The goal of the law is to protect incapacitated people, not harm them. The law recognizes that mentally incapacitated people, as with physically incapacitated people, are at a heightened risk for exploitation. Here are ways to protect your wealth before incapacitation strikes:

Appoint a POA

A Power of Attorney (POA) is someone that will manage your financial and/or healthcare decisions in your name when you are too incapacitated to make these decisions yourself. A POA steps in and acts in a protective mode, behaving as you would behave if you were able to function at capacity. Consult an estate planning attorney to fill out the paperwork to appoint your POA. They do not have to be a family member. Grant POA status to someone who is responsible, level-headed, and can be trusted to act in your best interests when making financial and healthcare decisions.

Don’t Put Assets in Your Kids’ Names 

Another mistake that is easy to make is to put property in your kids’ names. You may think that this will keep the property safe. After all, it’s your kids, so you can trust them. However persuasive that line of reasoning may be, it is not a good idea. If your kid gets sued, divorced, dies, or has something equally unfortunate happen to them, that asset will be at risk and you may lose it. Much as you may trust your kids, external events can happen that may risk your assets and cause you to lose them permanently.

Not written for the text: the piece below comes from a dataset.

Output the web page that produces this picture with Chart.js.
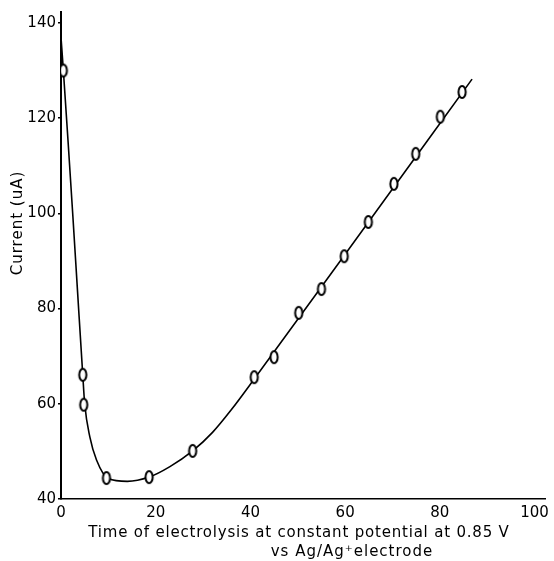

Consider a Revocable Living Trust 

The better idea is a revocable living trust. This instrument can have one or more of your kids as co-trustees. You can set up the trust so that you still make the decisions as to management and use, while your kids get financial statements and the ability to interject if they feel like you are not making sound decisions (which is a risk when incapacitated). There are protective steps your co-trustee can take if they feel like your mental state is causing you to make bad financial decisions. An attorney can explain more in detail about how a revocable trust can apply to your situation.

Get a Lawyer 

Finally, get a lawyer. All of the above points are valid and necessary to preserving financial health, but they require professional help to accomplish. An attorney is the best person for the job.

The last point on this list is perhaps the most important. Consult an estate planning attorney to ensure you are protecting yourself properly. We don’t know what the future holds, but we do know what we do not want it to hold: financial ruin. Mental incapacity can happen quickly or gradually, but, either way, it certainly does not mean you have to be harmed financially. The law can protect you.